Cloud-based data storage systems are often most effective as the companies that own and build them monitor their systems 24 hours a day. System providers should also have adequate backup facilities in place so that information can be retrieved and rebuilt if the worst happens.
5. The cost of job sheet software
Job sheet software can be very affordable, especially when you consider the cost of not automating and streamlining your processes. Often a monthly or annual subscription covers both the initial implementation and ongoing IT support. Check whether updates and new features are included.
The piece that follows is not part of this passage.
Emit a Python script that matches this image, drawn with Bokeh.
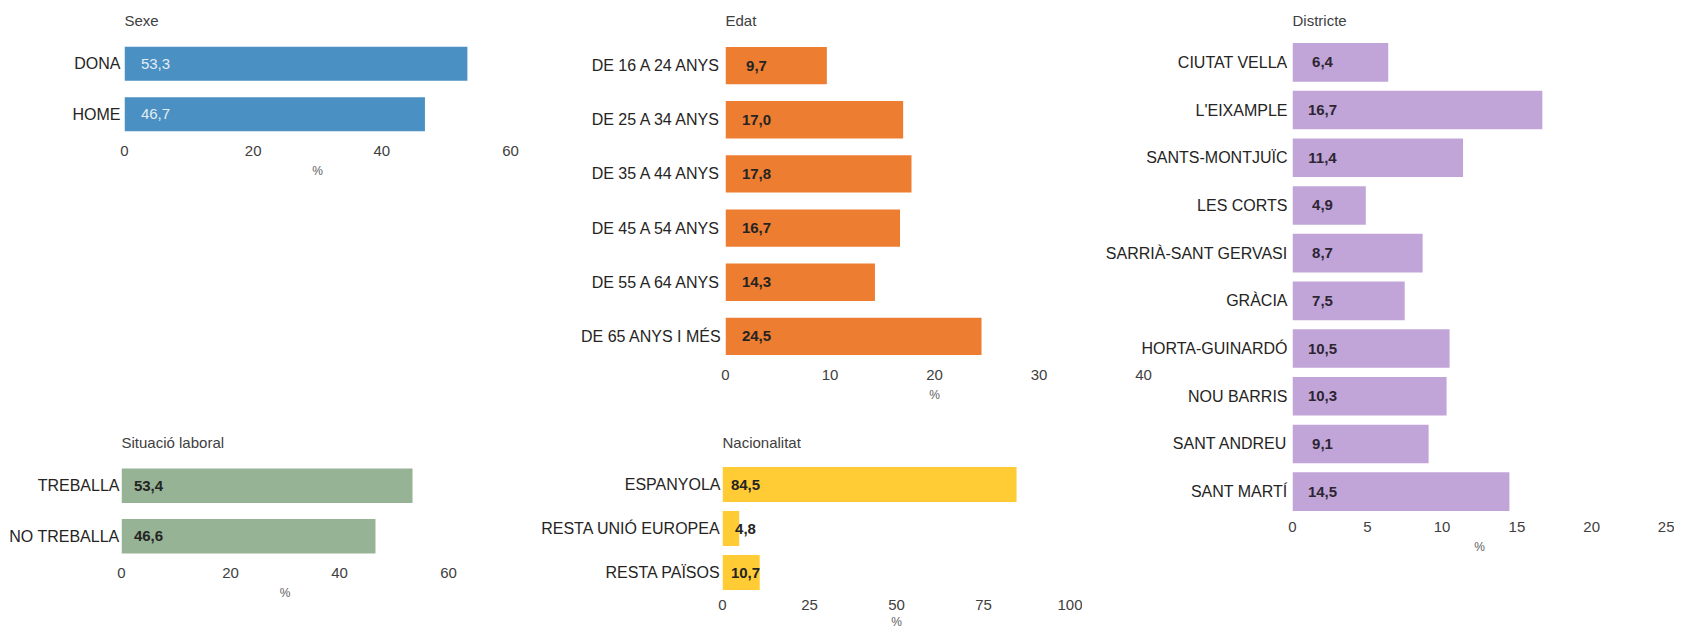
from bokeh.plotting import figure
from bokeh.models import FactorRange, Range1d, FixedTicker, ColumnDataSource
from bokeh.layouts import row, column
from bokeh.embed import file_html
from bokeh.resources import INLINE
from bokeh.core.properties import value

FONT = "Liberation Sans"

# ---- data ----
sexe_cats = ["DONA", "HOME"]
sexe_vals = [53.3, 46.7]
sexe_ticks = [0, 20, 40, 60]

edat_cats = ["DE 16 A 24 ANYS", "DE 25 A 34 ANYS", "DE 35 A 44 ANYS",
             "DE 45 A 54 ANYS", "DE 55 A 64 ANYS", "DE 65 ANYS I MÉS"]
edat_vals = [9.7, 17.0, 17.8, 16.7, 14.3, 24.5]
edat_ticks = [0, 10, 20, 30, 40]

districte_cats = ["CIUTAT VELLA", "L'EIXAMPLE", "SANTS-MONTJUÏC", "LES CORTS",
                  "SARRIÀ-SANT GERVASI", "GRÀCIA", "HORTA-GUINARDÓ", "NOU BARRIS",
                  "SANT ANDREU", "SANT MARTÍ"]
districte_vals = [6.4, 16.7, 11.4, 4.9, 8.7, 7.5, 10.5, 10.3, 9.1, 14.5]
districte_ticks = [0, 5, 10, 15, 20, 25]

situacio_cats = ["TREBALLA", "NO TREBALLA"]
situacio_vals = [53.4, 46.6]
situacio_ticks = [0, 20, 40, 60]

nacio_cats = ["ESPANYOLA", "RESTA UNIÓ EUROPEA", "RESTA PAÏSOS"]
nacio_vals = [84.5, 4.8, 10.7]
nacio_ticks = [0, 25, 50, 75, 100]


def fmt(v):
    return f"{v:.1f}".replace(".", ",")


def panel(title, cats, vals, ticks, color, width, height, mbl, mbr, mbt, mbb,
          frac, lab_off, lab_color, lab_style, title_standoff, ystandoff=4,
          transparent=False, xstandoff=6, lstandoff=5):
    p = figure(width=width, height=height,
               y_range=FactorRange(factors=list(reversed(cats))),
               x_range=Range1d(ticks[0], ticks[-1]),
               output_backend="svg", toolbar_location=None,
               min_border_left=mbl, min_border_right=mbr,
               min_border_top=mbt, min_border_bottom=mbb)
    p.title.text = title
    p.title.text_font = FONT
    p.title.text_font_size = "15px"
    p.title.text_font_style = "normal"
    p.title.text_color = "#404040"
    p.title.align = "left"
    p.title.standoff = title_standoff
    p.outline_line_color = None
    p.xgrid.visible = False
    p.ygrid.visible = False
    if transparent:
        p.background_fill_alpha = 0
        p.border_fill_alpha = 0

    src = ColumnDataSource(dict(y=cats, v=vals, x0=[ticks[0]] * len(cats),
                                lab=[fmt(v) for v in vals]))
    p.hbar(y="y", left="x0", right="v", height=frac, source=src,
           fill_color=color, line_color=None)
    p.text(x="x0", y="y", text="lab", source=src, x_offset=lab_off,
           text_align="center", text_baseline="middle",
           text_font=value(FONT), text_font_size="15px",
           text_font_style=lab_style, text_color=lab_color)

    xa = p.xaxis[0]
    xa.ticker = FixedTicker(ticks=ticks)
    xa.axis_line_color = None
    xa.major_tick_line_color = None
    xa.minor_tick_line_color = None
    xa.major_tick_out = 0
    xa.major_tick_in = 0
    xa.minor_tick_out = 0
    xa.minor_tick_in = 0
    xa.major_label_standoff = xstandoff
    xa.major_label_text_font = FONT
    xa.major_label_text_font_size = "15px"
    xa.major_label_text_color = "#404040"
    xa.axis_label = "%"
    xa.axis_label_text_font = FONT
    xa.axis_label_text_font_size = "12px"
    xa.axis_label_text_font_style = "normal"
    xa.axis_label_text_color = "#606060"
    xa.axis_label_standoff = lstandoff

    ya = p.yaxis[0]
    ya.axis_line_color = None
    ya.major_tick_line_color = None
    ya.minor_tick_line_color = None
    ya.major_tick_out = 0
    ya.major_tick_in = 0
    ya.major_label_standoff = ystandoff
    ya.major_label_text_font = FONT
    ya.major_label_text_font_size = "16px"
    ya.major_label_text_color = "#252423"
    return p


TOP = 38

sexe = panel("Sexe", sexe_cats, sexe_vals, sexe_ticks, "#4A90C2",
             535, 420, 124, 25, TOP, 281, 0.67, 31, "#E4EDF5", "normal", 19)
situacio = panel("Situació laboral", situacio_cats, situacio_vals, situacio_ticks,
                 "#97B396", 476, 212, 124, 25, 40, 71, 0.68, 27, "#252423",
                 "bold", 19, ystandoff=2)
situacio.margin = (0, 0, 0, -3)
edat = panel("Edat", edat_cats, edat_vals, edat_ticks, "#ED7D31",
             620, 420, 190, 12, TOP, 57, 0.69, 31, "#252423", "bold", 19)
nacio = panel("Nacionalitat", nacio_cats, nacio_vals, nacio_ticks, "#FFCC36",
              550, 212, 190, 12, 42, 38, 0.80, 23, "#252423", "bold", 23,
              ystandoff=2, xstandoff=5, lstandoff=2)
nacio.margin = (0, 0, 0, -3)
districte = panel("Districte", districte_cats, districte_vals, districte_ticks,
                  "#C1A5D8", 579, 632, 197, 8, TOP, 117, 0.81, 30, "#2E2533",
                  "bold", 19, ystandoff=5, transparent=True)
districte.margin = (0, 0, 0, -60)

layout = row(column(sexe, situacio), column(edat, nacio), districte)

with open("out.html", "w") as f:
    f.write(file_html(layout, INLINE))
Free software such as Google Calendar, Dropbox and WhatsApp can be used as an alternative to job management software, especially for smaller companies. The risk is that information can get fragmented across different apps and you are unlikely to get the support, flexibility and updates available with more dedicated software, so it can often end up costing more in the long run.
6. Bespoke Software
Bespoke software is an alternative solution to off-the-shelf. It can be designed to meet unique specifications but can be much more expensive. It can also be difficult to get the requirements exactly right, which can lead to additional costs later.
Good job management software should be simple and easy to set up, but it’s worth considering some kind of on-boarding to help with implementation. At the very least this sets a date which everyone can get behind for the switch over.
Once you are up and running, you will need some time to switch over and get used to the new system. This could include some form of dual running or periodic help, support and training.